In the material below, please retype the lines from the very first through the one with "fig = go.Figure()", exactly and without pictures.

══════

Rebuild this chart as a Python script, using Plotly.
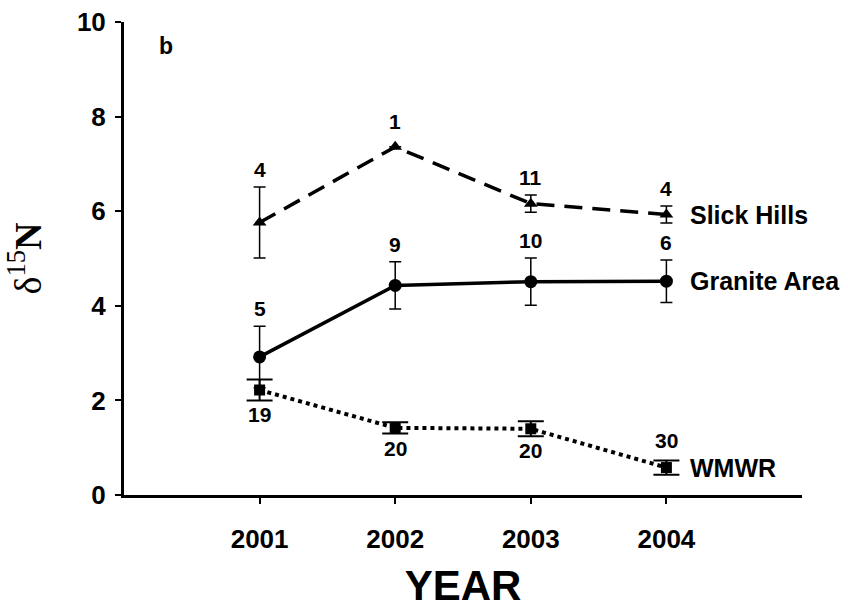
import plotly.graph_objects as go

years = [2001, 2002, 2003, 2004]

slick_mean = [5.76, 7.36, 6.16, 5.93]
slick_err = [0.75, 0.0, 0.18, 0.18]
slick_n = ["4", "1", "11", "4"]

granite_mean = [2.92, 4.43, 4.51, 4.52]
granite_err = [0.65, 0.5, 0.5, 0.45]
granite_n = ["5", "9", "10", "6"]

wmwr_mean = [2.22, 1.42, 1.40, 0.58]
wmwr_err = [0.22, 0.12, 0.16, 0.15]
wmwr_n = ["19", "20", "20", "30"]
wmwr_n_pos = ["below", "below", "below", "above"]

series_names = ["Slick Hills", "Granite Area", "WMWR"]

FONT = "Arial, Liberation Sans, sans-serif"

fig = go.Figure()

fig.add_trace(go.Scatter(
    x=years, y=slick_mean, mode="lines+markers",
    line=dict(color="black", width=3.5, dash="18px,10px"),
    marker=dict(symbol="triangle-up", size=12, color="black"),
    error_y=dict(type="data", array=slick_err, color="black", thickness=1.5, width=6),
    showlegend=False))

fig.add_trace(go.Scatter(
    x=years, y=granite_mean, mode="lines+markers",
    line=dict(color="black", width=3.5),
    marker=dict(symbol="circle", size=13, color="black"),
    error_y=dict(type="data", array=granite_err, color="black", thickness=1.5, width=6),
    showlegend=False))

fig.add_trace(go.Scatter(
    x=years, y=wmwr_mean, mode="lines+markers",
    line=dict(color="black", width=4, dash="dot"),
    marker=dict(symbol="square", size=11, color="black"),
    error_y=dict(type="data", array=wmwr_err, color="black", thickness=2, width=13),
    showlegend=False))

NFONT = dict(family=FONT, size=21, color="black", weight="bold")
annotations = []
for labels, m, e in [(slick_n, slick_mean, slick_err), (granite_n, granite_mean, granite_err)]:
    for x, mv, ev, t in zip(years, m, e, labels):
        annotations.append(dict(x=x, y=mv + ev, text=t, showarrow=False,
                                yanchor="bottom", yshift=4 if ev > 0 else 12,
                                font=NFONT))
for x, mv, ev, t, pos in zip(years, wmwr_mean, wmwr_err, wmwr_n, wmwr_n_pos):
    if pos == "below":
        annotations.append(dict(x=x, y=mv - ev, text=t, showarrow=False,
                                yanchor="top", yshift=-1, font=NFONT))
    else:
        annotations.append(dict(x=x, y=mv + ev, text=t, showarrow=False,
                                yanchor="bottom", yshift=6, font=NFONT))

for name, m in zip(series_names, [slick_mean, granite_mean, wmwr_mean]):
    annotations.append(dict(x=years[-1], y=m[-1], text=name, showarrow=False,
                            xanchor="left", xshift=22, yanchor="middle",
                            font=dict(family=FONT, size=25, color="black", weight="bold")))

annotations.append(dict(x=0.062, y=0.95, xref="paper", yref="paper", text="b",
                        showarrow=False, xanchor="center", yanchor="middle",
                        font=dict(family=FONT, size=23, color="black", weight="bold")))

fig.update_layout(
    width=848, height=611,
    margin=dict(l=124, r=46, t=22, b=116),
    paper_bgcolor="white", plot_bgcolor="white",
    annotations=annotations,
    xaxis=dict(range=[2000, 2005], tickvals=years, ticktext=[str(y) for y in years],
               automargin=False,
               showline=True, linecolor="black", linewidth=3,
               ticks="outside", ticklen=6, tickwidth=1.5, tickcolor="black",
               showgrid=False, zeroline=False, ticklabelstandoff=13,
               tickfont=dict(family=FONT, size=26, color="black", weight="bold"),
               title=dict(text="YEAR", standoff=18,
                          font=dict(family=FONT, size=42, color="black", weight="bold"))),
    yaxis=dict(range=[0, 10], tickvals=[0, 2, 4, 6, 8, 10],
               automargin=False,
               showline=True, linecolor="black", linewidth=3,
               ticks="outside", ticklen=6, tickwidth=1.5, tickcolor="black",
               showgrid=False, zeroline=False, ticklabelstandoff=4,
               tickfont=dict(family=FONT, size=26, color="black", weight="bold"),
               title=dict(text="δ<sup>15</sup><b>N</b>", standoff=24,
                          font=dict(family="Times New Roman, Liberation Serif, serif", size=38, color="black"))),
)

fig.write_html("out.html")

══════

> WRITTEN RESPONSE:
Rebuild this chart as a Python script, using Plotly.
import plotly.graph_objects as go

years = [2001, 2002, 2003, 2004]

slick_mean = [5.76, 7.36, 6.16, 5.93]
slick_err = [0.75, 0.0, 0.18, 0.18]
slick_n = ["4", "1", "11", "4"]

granite_mean = [2.92, 4.43, 4.51, 4.52]
granite_err = [0.65, 0.5, 0.5, 0.45]
granite_n = ["5", "9", "10", "6"]

wmwr_mean = [2.22, 1.42, 1.40, 0.58]
wmwr_err = [0.22, 0.12, 0.16, 0.15]
wmwr_n = ["19", "20", "20", "30"]
wmwr_n_pos = ["below", "below", "below", "above"]

series_names = ["Slick Hills", "Granite Area", "WMWR"]

FONT = "Arial, Liberation Sans, sans-serif"

fig = go.Figure()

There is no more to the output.